Key information for electrical engineering professionals in Michigan.

🏢 Industry Landscape & Top Employers

Michigan ranks #10 nationally in electrical engineering employment — 5,700 engineers earning an average of $105,000 — and is at the center of the most consequential industrial transformation in a generation: the electrification of the automobile. Michigan's dominance in automotive engineering is being reinvented in real time as the state's engineers shift from designing internal combustion engine control systems to developing high-voltage battery packs, electric motor drives, and the vehicle software architectures that define the next century of personal transportation.
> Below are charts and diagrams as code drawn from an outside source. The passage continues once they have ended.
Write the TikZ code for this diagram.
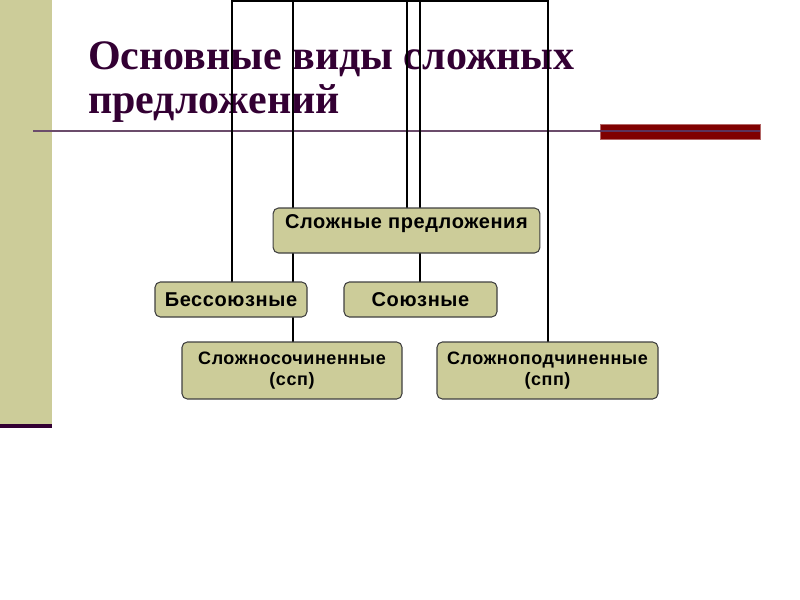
\documentclass[tikz,border=0pt]{standalone}
\usepackage{fontspec}
\setmainfont{Liberation Serif}
\newfontfamily\boxfont[LetterSpace=3]{Liberation Sans Bold}
\usetikzlibrary{positioning}
\definecolor{slidebar}{HTML}{CCCC99}
\definecolor{titleplum}{HTML}{330033}
\definecolor{ruleplum}{HTML}{6B4C6B}
\definecolor{barred}{HTML}{800000}
\definecolor{boxfill}{HTML}{CCCC99}
\tikzset{
  kind/.style={draw=black!75, fill=boxfill, rounded corners=4pt, thick,
    inner sep=0pt, font=\boxfont\fontsize{15}{17}\selectfont, align=center}, % every box in the chart
  subkind/.style={kind, font=\boxfont\fontsize{13.5}{16}\selectfont}, % lower row, smaller text
  link/.style={draw=black, thick}, % the chart's connectors
}

\begin{document}
\begin{tikzpicture}[x=0.75pt,y=-0.75pt]
  \useasboundingbox (0,0) rectangle (800,600);

  % slide decoration
  \fill[slidebar] (0,0) rectangle (52,424);
  \fill[titleplum] (0,424) rectangle (52,428);
  \draw[ruleplum, line width=1.5pt] (33,131) -- (760,131);
  \fill[barred, draw=barred!60] (600,124) rectangle (760,139);
  \draw[titleplum!80, line width=1pt] (600,131) -- (760,131);

  \node[anchor=base west, text=titleplum, font=\fontsize{31.5}{33}\selectfont\bfseries,
    align=left, inner sep=0pt] (title) at (88,113)
    {Основные виды сложных\\предложений};

  % connectors first, boxes drawn over them
  \coordinate (top1) at (232,1);
  \coordinate (top5) at (548,1);
  \draw[link] (232,282) coordinate (bessTop) -- (top1) -- (top5) -- (548,342) coordinate (sppTop);
  \draw[link] (293,342) coordinate (sspTop) -- (293,1);
  \draw[link] (407,208) coordinate (rootTop) -- (407,1);
  \draw[link] (420,282) coordinate (soyTop) -- (420,1);

  \node[kind, minimum width=200pt, text height=15pt, text depth=18.75pt] (root)
    at (406.5,230.5) {Сложные предложения};
  \node[kind, minimum width=114pt, minimum height=26.25pt] (bess) at (231,299.5) {Бессоюзные};
  \node[kind, minimum width=114.75pt, minimum height=26.25pt] (soyuz) at (420.5,299.5) {Союзные};
  \node[subkind, minimum width=165pt, minimum height=42.75pt] (ssp) at (292,370.5)
    {Сложносочиненные\\(ссп)};
  \node[subkind, minimum width=165.75pt, minimum height=42.75pt] (spp) at (547.5,370.5)
    {Сложноподчиненные\\(спп)};
\end{tikzpicture}
\end{document}
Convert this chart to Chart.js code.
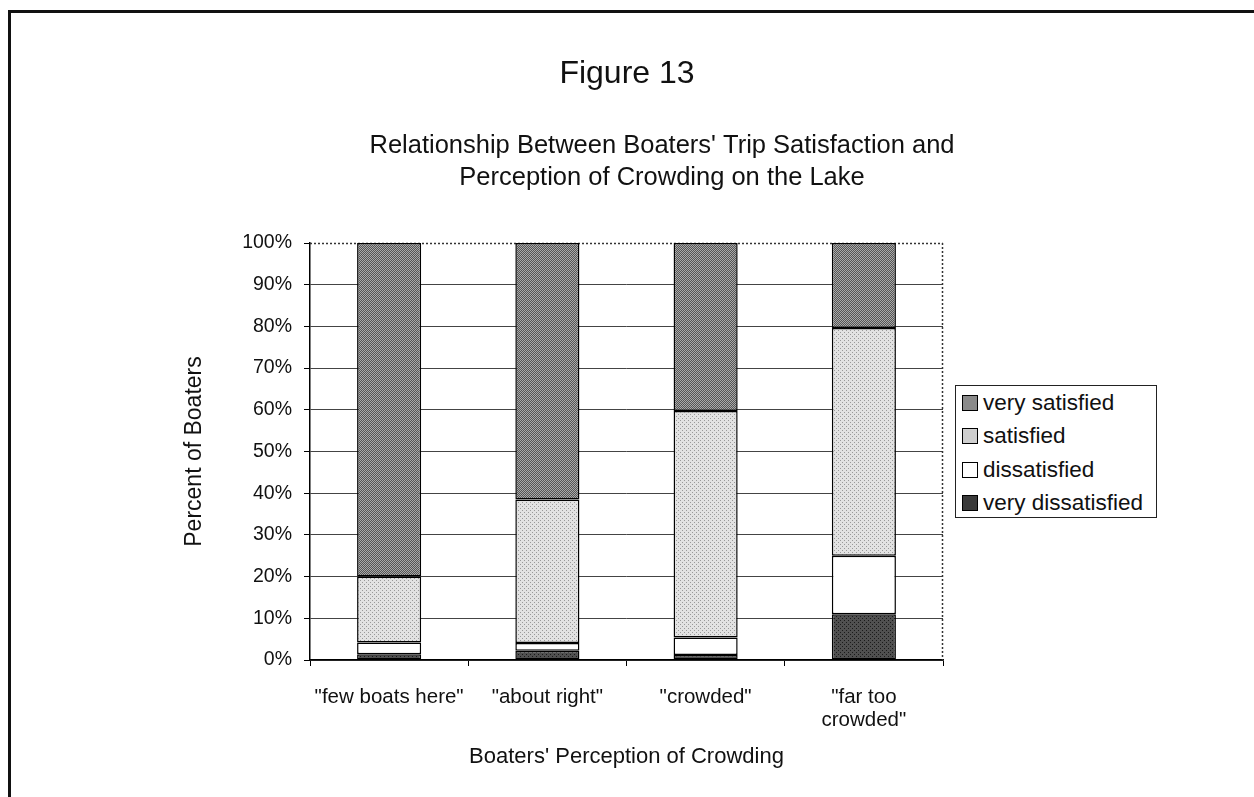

Major Employers: The Detroit Three anchor Michigan's EE landscape. Ford Motor Company (Dearborn) is investing billions in its Model e EV division, employing electrical engineers for battery system architecture, power electronics, electric motor control, and vehicle electrical distribution. General Motors (Warren/Detroit) operates its Global Technical Center — one of the world's largest automotive engineering campuses — with massive EV and autonomous vehicle engineering programs. Stellantis (Auburn Hills) employs EEs for its Dodge, Jeep, Ram, and Chrysler electrification programs. Beyond the OEMs, Tier 1 suppliers dominate: Aptiv (Dublin, Ireland HQ but major Michigan engineering presence) develops vehicle electrical architecture, ADAS sensors, and high-voltage systems. Lear Corporation (Southfield) builds seating and electrical distribution systems. Gentex (Zeeland) creates auto-dimming mirrors, driver monitoring cameras, and HomeLink garage door systems. Bosch (Farmington Hills), Continental (Auburn Hills), Valeo, and ZF all maintain major Michigan engineering centers. DTE Energy and Consumers Energy employ power systems engineers for Michigan's utility infrastructure. University of Michigan's Michigan Autonomous Vehicle Research Intergroup (MAVRIC) and Mcity test facility connect academic research directly to industry.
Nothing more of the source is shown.